I used SortMeRNA and attempted some denoising and overlap assembly with vsearch and flash but didn't push very far. Eventually I classified the sorted reads using the RDP classifier. This certainly was no "publication ready" result, but I ran out of time and it gave me a ball park estimate of what was in the soup.

1
Entering edit mode

An ounce of luck is often better than a pound of skill - convert to SI metrics as appropriate :-)

In one of the recent metagenomes I've looked at there are at least 70-80 (sub)species, and we were able to assemble ~30 of them as essentially complete genomes (>90% completeness and <5% contamination). Still, this would be an exception rather than a rule for complex communities, and it had little to do with skill beyond careful DNA extraction.

4
Entering edit mode
2.3 years ago
Mensur Dlakic ★ 15k

I have basic command line skills.

This statement means different things to different people, so I will err on the side of presenting you all the options I know about.

1) Barrnap and RNAmmer work on assembled genomes/contigs, so they will not work with raw sequencing reads. There is no straightforward way to prepare .fastq files for Barrnap and RNAmmer - the reads need to be assembled first. I suggest SPAdes as it is relatively easy to install and use. Make sure to use the --meta option if this is a metagenomic sample. Even though I will offer you options below for doing the task without de novo assembly, I still suggest you assemble the reads as the two programs you intended to use will have better sensitivity. Besides, you will likely need to assemble this at some point anyway.
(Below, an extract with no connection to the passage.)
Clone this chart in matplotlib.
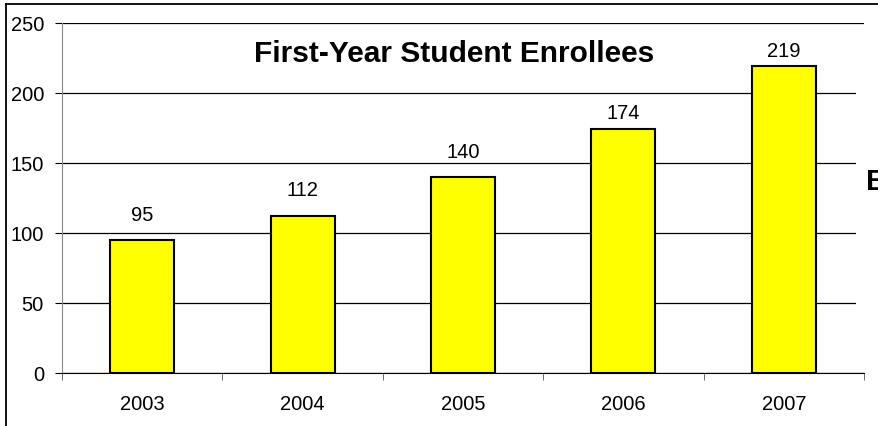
import matplotlib.pyplot as plt
from matplotlib.patches import Rectangle

years = ['2003', '2004', '2005', '2006', '2007']
enrollees = [95, 112, 140, 174, 219]
# gap (points) between bar top and its value label, as placed in the original
label_pad = [14.4, 15.1, 14.4, 7.9, 7.2]

plt.rcParams['font.family'] = ['Liberation Sans', 'DejaVu Sans']

fig = plt.figure(figsize=(8.79, 4.27), dpi=100)
W, H = 879, 427
# plot area in pixels: x 62..864, y 24..374
ax = fig.add_axes([62 / W, 1 - 374 / H, (864 - 62) / W, (374 - 24) / H])

x = list(range(len(years)))
ax.bar(x, enrollees, width=0.4, color='#ffff00', edgecolor='black', linewidth=1.5, zorder=3)
for xi, v, p in zip(x, enrollees, label_pad):
    ax.annotate(str(v), (xi, v), xytext=(0, p), textcoords='offset points',
                ha='center', va='baseline', fontsize=14.5, zorder=4)

ax.set_xlim(-0.5, 4.5)
ax.set_ylim(0, 250)
ax.set_yticks([0, 50, 100, 150, 200, 250])
ax.yaxis.grid(True, color='black', linewidth=0.9, zorder=0)
ax.set_xticks(x)
ax.set_xticklabels(years, fontsize=14.5)
ax.set_xticks([-0.5, 0.5, 1.5, 2.5, 3.5, 4.5], minor=True)
ax.tick_params(axis='x', which='major', length=0, pad=15)
ax.tick_params(axis='x', which='minor', length=5, color='#555555')
ax.tick_params(axis='y', length=5, labelsize=14.5, pad=8, color='black')
for s in ['top', 'right']:
    ax.spines[s].set_visible(False)
ax.spines['left'].set_color('#888888')
ax.spines['bottom'].set_color('black')
ax.spines['bottom'].set_zorder(5)

ax.text(0.489, 0.915, 'First-Year Student Enrollees', transform=ax.transAxes,
        ha='center', va='center', fontsize=21.5, fontweight='bold', zorder=4)

# white box of a cut-off neighbour label covering gridline ends
fig.patches.append(Rectangle((856 / W, 1 - 371 / H), 30 / W, (371 - 30) / H,
                             transform=fig.transFigure, facecolor='white',
                             edgecolor='none', zorder=10))
fig.text(866 / W, 1 - 182 / H, 'E', fontsize=21, fontweight='bold',
         ha='left', va='center', zorder=11)

# outer chart frame
fig.add_artist(plt.Line2D([6 / W, 6 / W], [0, 1 - 5 / H], color='black', linewidth=1.3,
                          transform=fig.transFigure))
fig.add_artist(plt.Line2D([6 / W, 1], [1 - 5 / H, 1 - 5 / H], color='black', linewidth=1.3,
                          transform=fig.transFigure))

fig.savefig('out.png', dpi=100)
There are programs that can identify and assemble SSU reads directly from metagenomic data. I have used SortMeRNA and it works, but it is fairly old. Other similar programs that I haven't tried are phyloFLASH and Metaxa2. I think this approach is OK if SPAdes runs into memory problems or if you quickly want to get a general idea about the composition of your sample, but in my experience it is much better to search for 16S rRNA in assembled data.

2) There is no straightforward way to do this either. There have been machine learning attempts at training computers to add sequences to existing trees, but I don't know how reliable that approach is in general. A conventional way is to select a good set of representative 16S rRNA sequences from all 3 kingdoms of life, add your sequences to that group, align and trim the alignment, and build a tree. I recommend SSU-ALIGN for aligning 16S rRNA sequences. It can identify SSU rRNA sequences as well from all 3 kingdoms of life.

A shortcut before building a tree is to BLAST your SSU rRNA sequences against nucleotide database. Unless your sequences are very unique, it should give you a solid indication of what is in your sample.

0
Entering edit mode

Thank you for your helpful support here. This may be a long shot, but do you know of any online tutorial that shows how to "select a good set of representative 16S rRNA sequences from all 3 kingdoms of life [my note: or really any set], add your sequences to that group, align and trim the alignment, and build a tree"? It seems the aligning is done using SSU-ALIGN, what about selecting representative 16S rRNA sequences and/or actually building the tree? Sorry if this is a naive question.

1
Entering edit mode

I don't know if there is tutorial, but I would do this by inspecting a tree of life and picking representatives from all major (sub)branches. The file below may be helpful when it comes to Archaea:

https://static-content.springer.com/esm/art%3A10.1038%2Fs41564-018-0163-1/MediaObjects/41564_2018_163_MOESM1_ESM.pdf

If you go to Figure 3F, there is a 16S rRNA tree with ~100 Archaeal species that covers all major taxonomic groups. A hundred species may still be too many for you, so you can pick couple of representatives from each branch. For example, I think you'd be fine by going with Metallosphaera sedula and Sulfolobus solfataricus out of 9 species from the top that are on the same branch. You can shrink the numbers considerably by applying similar logic to the rest. Figure 3D in the same file has 10 Eukarya and 10 Bacteria, but I don't know that those would necessarily be representative of whole kingdoms as they were simply outgroups in our study.